A carbon tax does a better job at incentivizing low-carbon alternatives at all scales, from trains and more efficient airplanes down to e-bikes.

[–] [email protected] 24 points 2 years ago (10 children)

the carbon tax for one kg should be set at 110% the cost to remove one kg, 100% to completely remove it, and 10% to help remove past emissions, which statistically the emitter probably emitted pre-tax anyways

[–] [email protected] 17 points 2 years ago (7 children)

The problem is that for fossil fuels, there is no good way to "completely remove" them. Most of the "carbon neutral" ads are plain greenwashing. But taxing it would be a good step nonetheless.

[–] [email protected] 2 points 2 years ago (1 children)

Put these taxes into research?

[–] [email protected] 1 points 2 years ago (1 children)

From what we know about physics and chemistry so far, it looks like there is no magical way to reverse this, that wouldn't require a huge amount of energy, resources and effort. Also, it's a bit to late to put money into research now. We know what to to do and how to "fix" things but we don't like the consequences so we (mostly) keep going as if nothing is wrong.

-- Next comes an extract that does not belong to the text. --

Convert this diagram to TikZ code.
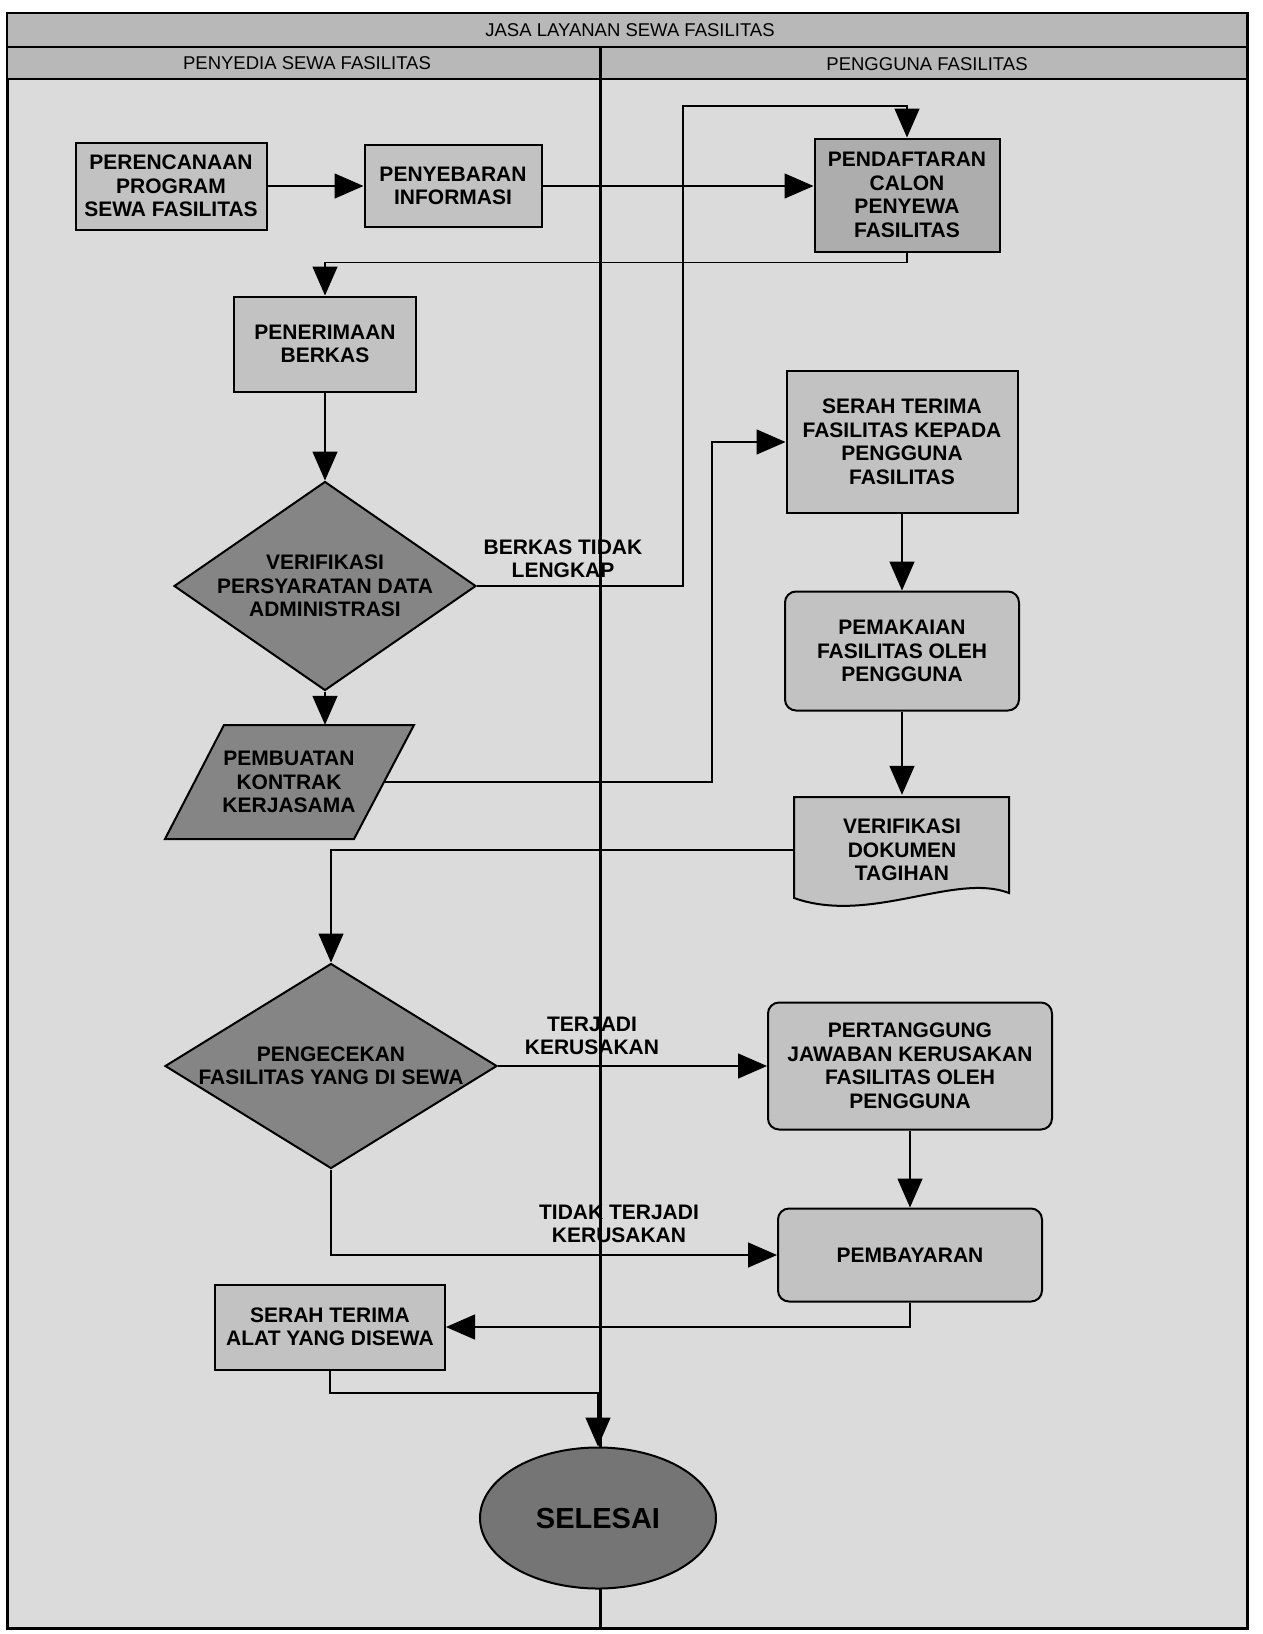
\documentclass[tikz,border=0pt]{standalone}
\usepackage{fontspec}
\setmainfont{Liberation Sans}
\usetikzlibrary{shapes.geometric,arrows.meta,calc}
\definecolor{bgc}{gray}{0.86}
\definecolor{hdrc}{gray}{0.72}
\definecolor{boxc}{gray}{0.76}
\definecolor{boxd}{gray}{0.68}
\definecolor{darkc}{gray}{0.52}
\definecolor{ellc}{gray}{0.46}
\newcommand\boxfont{\fontsize{21}{23.5}\selectfont\bfseries}
\newcommand\hdrfont{\fontsize{18.5}{21}\selectfont}
\tikzset{
  frame/.style={draw, line width=3pt, fill=bgc},
  hdrbar/.style={draw, line width=2.5pt, fill=hdrc},
  hdrtext/.style={font=\hdrfont, inner sep=0pt},
  divider/.style={line width=3pt},
  box/.style={draw, line width=2pt, fill=boxc, font=\boxfont, align=center, inner sep=2pt},
  rbox/.style={box, rounded corners=11pt},
  dia/.style={draw, line width=2pt, fill=darkc, diamond, inner sep=0pt},
  shapeline/.style={draw, line width=2pt},
  inlbl/.style={font=\boxfont, align=center},
  lbl/.style={font=\boxfont, align=center, inner sep=0pt},
  arr/.style={line width=1.4pt, -{Triangle[length=29pt,width=25pt]}},
}
\begin{document}
\begin{tikzpicture}[x=1pt,y=-1pt]
\useasboundingbox (0,0) rectangle (1262,1634);
\fill[white] (0,0) rectangle (1262,1634);
% frame and lanes
\draw[frame] (7,13) rectangle (1247,1628);
\draw[hdrbar] (7,13) rectangle (1247,47);
\draw[hdrbar] (7,47) rectangle (1247,79);
\node[hdrtext] (title) at (630,30) {JASA LAYANAN SEWA FASILITAS};
\node[hdrtext] (lane1) at (307,63) {PENYEDIA SEWA FASILITAS};
\node[hdrtext] (lane2) at (927,64) {PENGGUNA FASILITAS};
\draw[divider] (600,47) -- (600,1628);

% nodes
\node[box, minimum width=191, minimum height=87] (n1) at (171,186) {PERENCANAAN\\PROGRAM\\SEWA FASILITAS};
\node[box, minimum width=177, minimum height=82] (n2) at (453,186) {PENYEBARAN\\INFORMASI};
\node[box, fill=boxd, minimum width=185, minimum height=113] (n3) at (907,195) {PENDAFTARAN\\CALON\\PENYEWA\\FASILITAS};
\node[box, minimum width=182, minimum height=95] (n4) at (325,344) {PENERIMAAN\\BERKAS};
\node[dia, minimum width=302, minimum height=209,
  label={[inlbl]center:VERIFIKASI\\PERSYARATAN DATA\\ADMINISTRASI}] (d1) at (325,586) {};
\filldraw[shapeline, fill=darkc] (224,725) -- (414,725) -- (354,839) -- (165,839) -- cycle;
\node[lbl, minimum width=190, minimum height=114] (p1) at (289,782) {PEMBUATAN\\KONTRAK\\KERJASAMA};
\node[box, minimum width=231, minimum height=142] (n5) at (902,442) {SERAH TERIMA\\FASILITAS KEPADA\\PENGGUNA\\FASILITAS};
\node[rbox, minimum width=234, minimum height=119] (n6) at (902,651) {PEMAKAIAN\\FASILITAS OLEH\\PENGGUNA};
\filldraw[shapeline, fill=boxc] (794,797) -- (1009,797) -- (1009,893)
  .. controls (955,872) and (870,925) .. (794,898) -- cycle;
\node[lbl, minimum width=215, minimum height=110] (n7) at (902,850) {VERIFIKASI\\DOKUMEN\\TAGIHAN};
\node[dia, minimum width=332, minimum height=205,
  label={[inlbl]center:PENGECEKAN\\FASILITAS YANG DI SEWA}] (d2) at (331,1066) {};
\node[rbox, minimum width=284, minimum height=127] (n8) at (910,1066) {PERTANGGUNG\\JAWABAN KERUSAKAN\\FASILITAS OLEH\\PENGGUNA};
\node[rbox, minimum width=264, minimum height=93] (n9) at (910,1255) {PEMBAYARAN};
\node[box, minimum width=230, minimum height=85] (n10) at (330,1327) {SERAH TERIMA\\ALAT YANG DISEWA};
\node[draw, line width=2pt, fill=ellc, ellipse, minimum width=236, minimum height=141,
  font=\fontsize{29}{32}\selectfont\bfseries] (end) at (598,1518) {SELESAI};

% labels
\node[lbl] (l1) at (563,559) {BERKAS TIDAK\\LENGKAP};
\node[lbl] (l2) at (592,1036) {TERJADI\\KERUSAKAN};
\node[lbl] (l3) at (619,1224) {TIDAK TERJADI\\KERUSAKAN};

% helper coordinates
\coordinate (k1) at (683,106);
\coordinate (k2) at (712,442);
\coordinate (k3) at (598,1393);

% connectors
\draw[arr] (n1.east) -- (n1.east -| n2.west);
\draw[arr] (n2.east) -- (n2.east -| n3.west);
\draw[arr] (n3.south) -- ++(0,10) -| (n4.north);
\draw[arr] (n4.south) -- (d1.north);
\draw[arr] (d1.east) -| (k1) -| (n3.north);
\draw[arr] (d1.south) -- (d1.south |- p1.north);
\draw[arr] (p1.east) -| (k2) -- (n5.west);
\draw[arr] (n5.south) -- (n6.north);
\draw[arr] (n6.south) -- (n7.north);
\draw[arr] (n7.west) -| (d2.north);
\draw[arr] (d2.east) -- (n8.west);
\draw[arr] (d2.south) |- (n9.west);
\draw[arr] (n8.south) -- (n9.north);
\draw[arr] (n9.south) |- (n10.east);
\draw[arr] (n10.south) |- (k3) -- (end.north);
\end{tikzpicture}
\end{document}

[–] [email protected] -1 points 2 years ago (1 children)

Carbon capturing is certainly possible. It isn’t worth it economically yet. Further research should make it cheaper. Meanwhile we will (hopefully) increase the CO2 tax. At some point it becomes economically worthwhile and companies will emerge to earn that money.

[–] [email protected] 1 points 2 years ago

I didn't say it's not possible. I said it's not possible to undo what we've done and what we're still doing. It won't be fixed by removing the excessive CO2 from the atmosphere. Besides, I also think that it's not feasible at the required scale.